**Source material**
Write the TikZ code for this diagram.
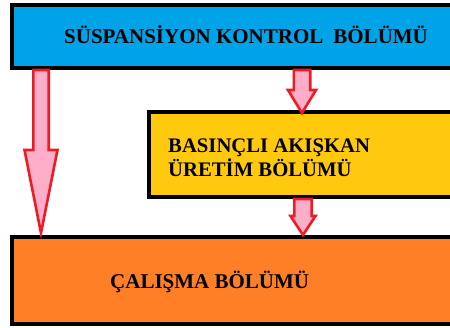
\documentclass[tikz,border=0pt]{standalone}
\usepackage{fontspec}
\setmainfont{Liberation Serif}
\usetikzlibrary{calc}
\definecolor{ctrlblue}{HTML}{00A2E8}
\definecolor{pressyellow}{HTML}{FFC90E}
\definecolor{workorange}{HTML}{FF7F27}
\definecolor{arrowpink}{HTML}{FFAEC9}
\definecolor{arrowred}{HTML}{ED1C24}

\begin{document}
\begin{tikzpicture}[
  x=1pt, y=1pt,
  box/.style={draw=black, line width=4pt, minimum width=470pt, anchor=north west, inner sep=0pt},
  lbl/.style={font=\fontsize{21}{24}\selectfont\bfseries, text=black, inner sep=0pt, anchor=base west, align=left},
  blockarr/.style={draw=arrowred, fill=arrowpink, line width=2.6pt, line join=miter}
]
% top, tip, shaft half width, head half width, head length
\def\blockdown#1#2#3#4#5{%
  \draw[blockarr] ($(#1)+(-#3,0)$) -- ($(#2)+(-#3,#5)$) -- ($(#2)+(-#4,#5)$) -- (#2)
    -- ($(#2)+(#4,#5)$) -- ($(#2)+(#3,#5)$) -- ($(#1)+(#3,0)$) -- cycle;}

\path[use as bounding box, clip] (0,0) rectangle (450,-327);

% boxes
\node[box, fill=ctrlblue, minimum height=63pt] (ctrl) at (10,-3) {};
\node[box, fill=pressyellow, minimum height=85pt] (press) at (147,-110) {};
\node[box, fill=workorange, minimum height=87pt] (work) at (10,-235) {};

\node[lbl] (ctrltxt) at ($(ctrl.north west)+(54,-40)$) {SÜSPANSİYON KONTROL\hspace{10pt}BÖLÜMÜ};
\node[lbl, font=\fontsize{20.7}{24}\selectfont\bfseries] (presstxt) at ($(press.north west)+(21,-66)$) {BASINÇLI AKIŞKAN\\ÜRETİM BÖLÜMÜ};
\node[lbl] (worktxt) at ($(work.north west)+(100,-53)$) {ÇALIŞMA BÖLÜMÜ};

% arrows
\coordinate (a1) at ($(ctrl.south west)+(31,0)$);
\coordinate (a2) at ($(ctrl.south west)+(292,0)$);
\coordinate (a3) at ($(press.south west)+(156,0)$);
\blockdown{a1}{$(a1|-work.north)+(0,2)$}{7.7}{16.5}{83}
\blockdown{a2}{$(a2|-press.north)+(0,-3)$}{8.2}{14}{23}
\blockdown{a3}{$(a3|-work.north)+(0,0)$}{8.7}{12.5}{19}

\end{tikzpicture}
\end{document}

**What the exercise asks**
Return the material word for word. Pictures are not part of the copy.

**Exercise output**
Write the TikZ code for this diagram.
\documentclass[tikz,border=0pt]{standalone}
\usepackage{fontspec}
\setmainfont{Liberation Serif}
\usetikzlibrary{calc}
\definecolor{ctrlblue}{HTML}{00A2E8}
\definecolor{pressyellow}{HTML}{FFC90E}
\definecolor{workorange}{HTML}{FF7F27}
\definecolor{arrowpink}{HTML}{FFAEC9}
\definecolor{arrowred}{HTML}{ED1C24}

\begin{document}
\begin{tikzpicture}[
  x=1pt, y=1pt,
  box/.style={draw=black, line width=4pt, minimum width=470pt, anchor=north west, inner sep=0pt},
  lbl/.style={font=\fontsize{21}{24}\selectfont\bfseries, text=black, inner sep=0pt, anchor=base west, align=left},
  blockarr/.style={draw=arrowred, fill=arrowpink, line width=2.6pt, line join=miter}
]
% top, tip, shaft half width, head half width, head length
\def\blockdown#1#2#3#4#5{%
  \draw[blockarr] ($(#1)+(-#3,0)$) -- ($(#2)+(-#3,#5)$) -- ($(#2)+(-#4,#5)$) -- (#2)
    -- ($(#2)+(#4,#5)$) -- ($(#2)+(#3,#5)$) -- ($(#1)+(#3,0)$) -- cycle;}

\path[use as bounding box, clip] (0,0) rectangle (450,-327);

% boxes
\node[box, fill=ctrlblue, minimum height=63pt] (ctrl) at (10,-3) {};
\node[box, fill=pressyellow, minimum height=85pt] (press) at (147,-110) {};
\node[box, fill=workorange, minimum height=87pt] (work) at (10,-235) {};

\node[lbl] (ctrltxt) at ($(ctrl.north west)+(54,-40)$) {SÜSPANSİYON KONTROL\hspace{10pt}BÖLÜMÜ};
\node[lbl, font=\fontsize{20.7}{24}\selectfont\bfseries] (presstxt) at ($(press.north west)+(21,-66)$) {BASINÇLI AKIŞKAN\\ÜRETİM BÖLÜMÜ};
\node[lbl] (worktxt) at ($(work.north west)+(100,-53)$) {ÇALIŞMA BÖLÜMÜ};

% arrows
\coordinate (a1) at ($(ctrl.south west)+(31,0)$);
\coordinate (a2) at ($(ctrl.south west)+(292,0)$);
\coordinate (a3) at ($(press.south west)+(156,0)$);
\blockdown{a1}{$(a1|-work.north)+(0,2)$}{7.7}{16.5}{83}
\blockdown{a2}{$(a2|-press.north)+(0,-3)$}{8.2}{14}{23}
\blockdown{a3}{$(a3|-work.north)+(0,0)$}{8.7}{12.5}{19}

\end{tikzpicture}
\end{document}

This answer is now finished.